In the listing below, locate the line with "Clone this chart in Chart.js." and the line with "const watermarkUrl = 'zdc.zol.com.cn';", then output both and everything between them exactly, minus any pictures.

▸ **A run of records**
%%

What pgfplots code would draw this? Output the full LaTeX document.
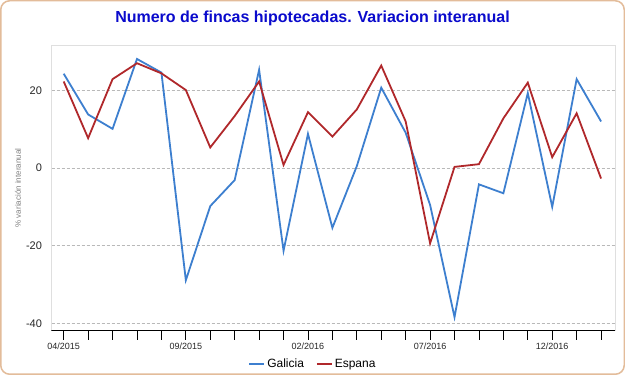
\documentclass[border=0pt]{standalone}
\usepackage{pgfplots}
\pgfplotsset{compat=1.18}
\usepackage{fontspec}
\setmainfont{Liberation Sans}
\definecolor{galicia}{HTML}{3D7FCF}
\definecolor{espana}{HTML}{B0282B}
\definecolor{frameor}{HTML}{E3BC9A}
\definecolor{titleblue}{HTML}{0A0ACC}
\begin{document}
\begin{tikzpicture}[x=1pt,y=1pt]
\path[use as bounding box] (0,0) rectangle (625,375);
\fill[white] (0,0) rectangle (625,375);
\draw[frameor, line width=1.5pt, rounded corners=9pt] (0.75,0.75) rectangle (624.25,374.25);
\node[font=\bfseries\fontsize{16}{19}\selectfont, text=titleblue] at (312.5,357) {Numero de fincas hipotecadas. Variacion interanual};
\node[rotate=90, font=\fontsize{8}{9}\selectfont, text=gray] at (18,187) {\% variación interanual};
\begin{axis}[at={(51.5pt,44.3pt)}, anchor=south west, scale only axis,
  width=563.5pt, height=285.7pt,
  xmin=-0.5, xmax=22.57, ymin=-41.9, ymax=31.7,
  /pgf/number format/assume math mode=true,
  xtick={0,...,22},
  xticklabels={04/2015,,,,,09/2015,,,,,02/2016,,,,,07/2016,,,,,12/2016,,},
  ytick={-40,-20,0,20},
  yticklabels={-40,-20,0,20},
  ymajorgrids, grid style={color=gray!55, dash pattern=on 3pt off 2pt},
  axis line style={gray!25},
  xtick pos=bottom, ytick pos=left,
  tick align=outside, major tick length=9pt,
  xtick style={black, line width=0.8pt},
  ytick style={draw=none},
  x tick label style={font=\fontsize{9}{10}\selectfont, text=black!85},
  y tick label style={font=\fontsize{11}{12}\selectfont, text=black!85, xshift=3pt},
  legend style={at={(0.464,-0.1166)}, anchor=center, draw=none, fill=none,
    font=\fontsize{12}{14}\selectfont, legend columns=2,
    /tikz/every even column/.append style={column sep=10pt}},
  legend image code/.code={\draw[#1] (0pt,0pt) -- (15pt,0pt);},
]
\addplot[galicia, line width=1.8pt, mark=none] coordinates {
(0,24.3) (1,13.8) (2,10.1) (3,28.1) (4,24.6) (5,-28.9) (6,-9.8) (7,-3.1)
(8,25.3) (9,-21.3) (10,8.8) (11,-15.4) (12,0.5) (13,20.7) (14,9.1) (15,-9.5)
(16,-38.4) (17,-4.2) (18,-6.5) (19,19.3) (20,-10.0) (21,22.9) (22,12.0)};
\addlegendentry{Galicia}
\addplot[espana, line width=1.8pt, mark=none] coordinates {
(0,22.3) (1,7.7) (2,22.9) (3,27.0) (4,24.4) (5,20.1) (6,5.3) (7,13.4)
(8,22.3) (9,0.8) (10,14.4) (11,8.1) (12,15.1) (13,26.4) (14,12.0) (15,-19.4)
(16,0.3) (17,1.0) (18,12.8) (19,22.0) (20,2.8) (21,14.1) (22,-2.7)};
\addlegendentry{Espana}
\draw[black, line width=1.3pt] (rel axis cs:0,0) -- (rel axis cs:1,0);
\draw[gray!25, line width=2pt] ([xshift=1pt]rel axis cs:1,0) -- ([xshift=1pt]rel axis cs:1,1);
\end{axis}
\end{tikzpicture}
\end{document}
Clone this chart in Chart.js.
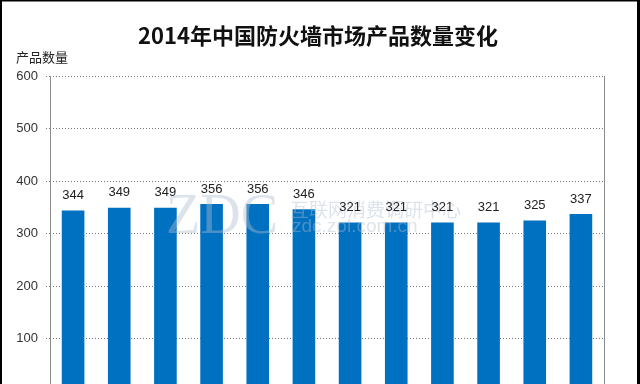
<!DOCTYPE html>
<html>
<head>
<meta charset="utf-8">
<script src="https://cdn.jsdelivr.net/npm/chart.js@4.4.1/dist/chart.umd.min.js"></script>
<style>
  html, body { margin: 0; padding: 0; background: #fff; overflow: hidden; }
  #wrap { position: relative; width: 640px; height: 430px; }
</style>
</head>
<body>
<div id="wrap"><canvas id="c" width="640" height="430"></canvas></div>
<script>
const titleText = '2014年中国防火墙市场产品数量变化';
const yAxisTitle = '产品数量';
const categories = ['1月','2月','3月','4月','5月','6月','7月','8月','9月','10月','11月','12月'];
const productCounts = [344, 349, 349, 356, 356, 346, 321, 321, 321, 321, 325, 337];
const yTicks = [0, 100, 200, 300, 400, 500, 600];
const watermarkBig = 'ZDC';
const watermarkCn = '互联网消费调研中心';
const watermarkUrl = 'zdc.zol.com.cn';

const decor = {
  id: 'decor',
  afterDatasetsDraw(chart) {
    const ctx = chart.ctx;
    const a = chart.chartArea;
    ctx.save();
    // watermark
    ctx.fillStyle = 'rgba(175,188,208,0.42)';
    ctx.textBaseline = 'middle';
    ctx.textAlign = 'left';
    ctx.font = '56px "Liberation Serif"';
    ctx.fillText(watermarkBig, a.left + 116, a.top + 142);
    ctx.font = '19px "Noto Sans CJK SC"';
    ctx.fillText(watermarkCn, a.left + 240, a.top + 134);
    ctx.font = '19px "Liberation Sans"';
    ctx.fillText(watermarkUrl, a.left + 242, a.top + 151);
    // data labels
    const meta = chart.getDatasetMeta(0);
    ctx.fillStyle = '#222';
    ctx.font = '13px "Liberation Sans"';
    ctx.textAlign = 'center';
    meta.data.forEach((bar, i) => {
      ctx.fillText(String(productCounts[i]), bar.x, bar.y - 15);
    });
    ctx.restore();
  },
  afterDraw(chart) {
    const ctx = chart.ctx;
    const a = chart.chartArea;
    ctx.save();
    // plot frame: left axis line and right border, solid
    ctx.strokeStyle = '#8c8c8c';
    ctx.lineWidth = 1;
    ctx.setLineDash([]);
    ctx.beginPath();
    ctx.moveTo(Math.round(a.left) + 0.5, a.top);
    ctx.lineTo(Math.round(a.left) + 0.5, a.bottom);
    ctx.moveTo(Math.round(a.right) + 0.5, a.top);
    ctx.lineTo(Math.round(a.right) + 0.5, a.bottom);
    ctx.stroke();
    // title
    ctx.fillStyle = '#111';
    ctx.textAlign = 'center';
    ctx.textBaseline = 'middle';
    ctx.font = 'bold 22px "Noto Sans CJK SC"';
    ctx.fillText(titleText, 318, 36);
    // y axis title
    ctx.textAlign = 'left';
    ctx.font = '13px "Noto Sans CJK SC"';
    ctx.fillStyle = '#222';
    ctx.fillText(yAxisTitle, 16, 57);
    // outer black frame
    ctx.fillStyle = '#000';
    ctx.fillRect(0, 0, 640, 1.5);
    ctx.fillRect(0, 0, 2, chart.height);
    ctx.fillRect(637, 0, 3, chart.height);
    ctx.restore();
  }
};

new Chart(document.getElementById('c'), {
  type: 'bar',
  data: {
    labels: categories,
    datasets: [{
      data: productCounts,
      backgroundColor: '#0070c0',
      borderWidth: 0,
      categoryPercentage: 1.0,
      barPercentage: 0.49
    }]
  },
  options: {
    responsive: false,
    animation: false,
    devicePixelRatio: 1,
    layout: { padding: { left: 0, right: 36, top: 76, bottom: 15 } },
    plugins: { legend: { display: false }, title: { display: false }, tooltip: { enabled: false } },
    scales: {
      x: {
        grid: { display: false },
        border: { color: '#8c8c8c' },
        ticks: { color: '#333', font: { family: 'Noto Sans CJK SC', size: 13 } },
        afterFit(scale) { scale.height = 24; }
      },
      y: {
        min: yTicks[0],
        max: yTicks[yTicks.length - 1],
        afterBuildTicks(scale) { scale.ticks = yTicks.map(v => ({ value: v })); },
        grid: { color: '#7a7a7a', lineWidth: 1, tickLength: 4, tickBorderDash: [1, 2] },
        border: { display: false, dash: [1, 2] },
        ticks: { color: '#333', padding: 8, font: { family: 'Liberation Sans', size: 13 } },
        afterFit(scale) { scale.width = 50; }
      }
    }
  },
  plugins: [decor]
});
</script>
</body>
</html>
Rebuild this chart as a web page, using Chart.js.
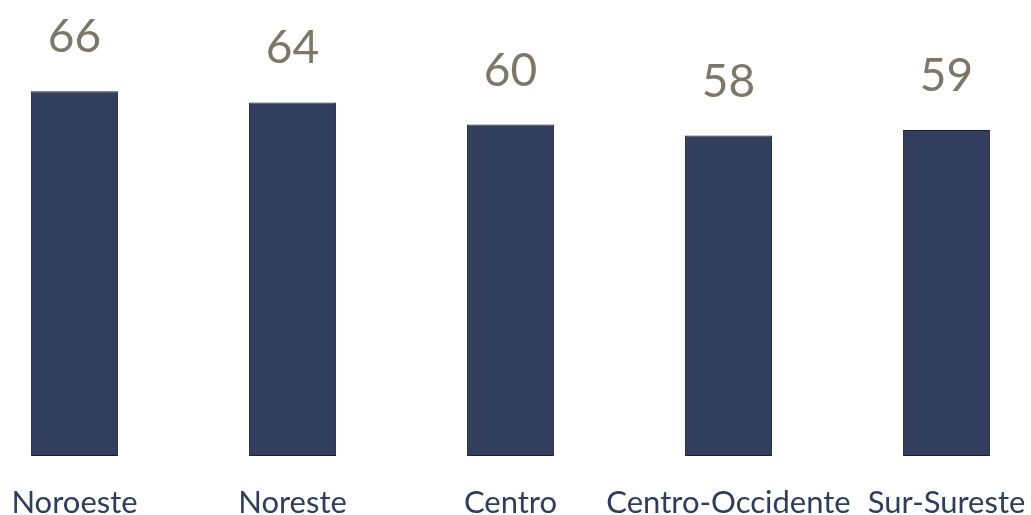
<!DOCTYPE html>
<html>
<head>
<meta charset="utf-8">
<script src="https://cdn.jsdelivr.net/npm/chart.js@4.4.1/dist/chart.umd.min.js"></script>
<style>
    html, body { margin: 0; padding: 0; background: #fff; }
    #wrap { width: 1031px; height: 515px; }
</style>
</head>
<body>
<div id="wrap"><canvas id="region-chart"></canvas></div>
<script>
// Regiones y valores
const regiones = ['Noroeste', 'Noreste', 'Centro', 'Centro-Occidente', 'Sur-Sureste'];
const valores = [66, 64, 60, 58, 59];

// Etiquetas de valor encima de cada barra
const valueLabels = {
    id: 'valueLabels',
    afterDatasetsDraw: (chart) => {
        const ctx = chart.ctx;
        const meta = chart.getDatasetMeta(0);
        ctx.save();
        ctx.font = '46px Lato';
        ctx.fillStyle = '#7b7868';
        ctx.textAlign = 'center';
        ctx.textBaseline = 'alphabetic';
        meta.data.forEach((bar, i) => {
            ctx.fillText(chart.data.datasets[0].data[i], bar.x, bar.y - 39);
        });
        ctx.restore();
    }
};

const regionChart = document.querySelector('#region-chart');

new Chart(regionChart, {
    type: 'bar',
    data: {
        labels: regiones,
        datasets: [{
            data: valores,
            backgroundColor: '#323e5e',
            borderColor: '#1c2130',
            borderWidth: 1,
            borderSkipped: false,
            barPercentage: 1,
            categoryPercentage: 0.4,
            clip: false
        }]
    },
    options: {
        responsive: true,
        maintainAspectRatio: false,
        animation: false,
        layout: {
            padding: { top: 14, left: 74.5, right: 84.5, bottom: 0 }
        },
        scales: {
            x: {
                offset: false,
                grid: { display: false, drawTicks: false },
                border: { display: false },
                ticks: {
                    color: '#2f3d5c',
                    font: { family: 'Lato', size: 31 },
                    padding: 28,
                    maxRotation: 0,
                    autoSkip: false
                },
                // alto fijo del eje y etiquetas libres de salirse del área
                afterFit: (scale) => {
                    scale.height = 59;
                    scale.paddingLeft = 0;
                    scale.paddingRight = 0;
                }
            },
            y: {
                display: false,
                min: 0,
                max: 80
            }
        },
        plugins: {
            legend: { display: false },
            tooltip: { enabled: false }
        }
    },
    plugins: [valueLabels]
});
</script>
</body>
</html>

%%

▸ **Answer in full**
Clone this chart in Chart.js.
<!DOCTYPE html>
<html>
<head>
<meta charset="utf-8">
<script src="https://cdn.jsdelivr.net/npm/chart.js@4.4.1/dist/chart.umd.min.js"></script>
<style>
  html, body { margin: 0; padding: 0; background: #fff; overflow: hidden; }
  #wrap { position: relative; width: 640px; height: 430px; }
</style>
</head>
<body>
<div id="wrap"><canvas id="c" width="640" height="430"></canvas></div>
<script>
const titleText = '2014年中国防火墙市场产品数量变化';
const yAxisTitle = '产品数量';
const categories = ['1月','2月','3月','4月','5月','6月','7月','8月','9月','10月','11月','12月'];
const productCounts = [344, 349, 349, 356, 356, 346, 321, 321, 321, 321, 325, 337];
const yTicks = [0, 100, 200, 300, 400, 500, 600];
const watermarkBig = 'ZDC';
const watermarkCn = '互联网消费调研中心';
const watermarkUrl = 'zdc.zol.com.cn';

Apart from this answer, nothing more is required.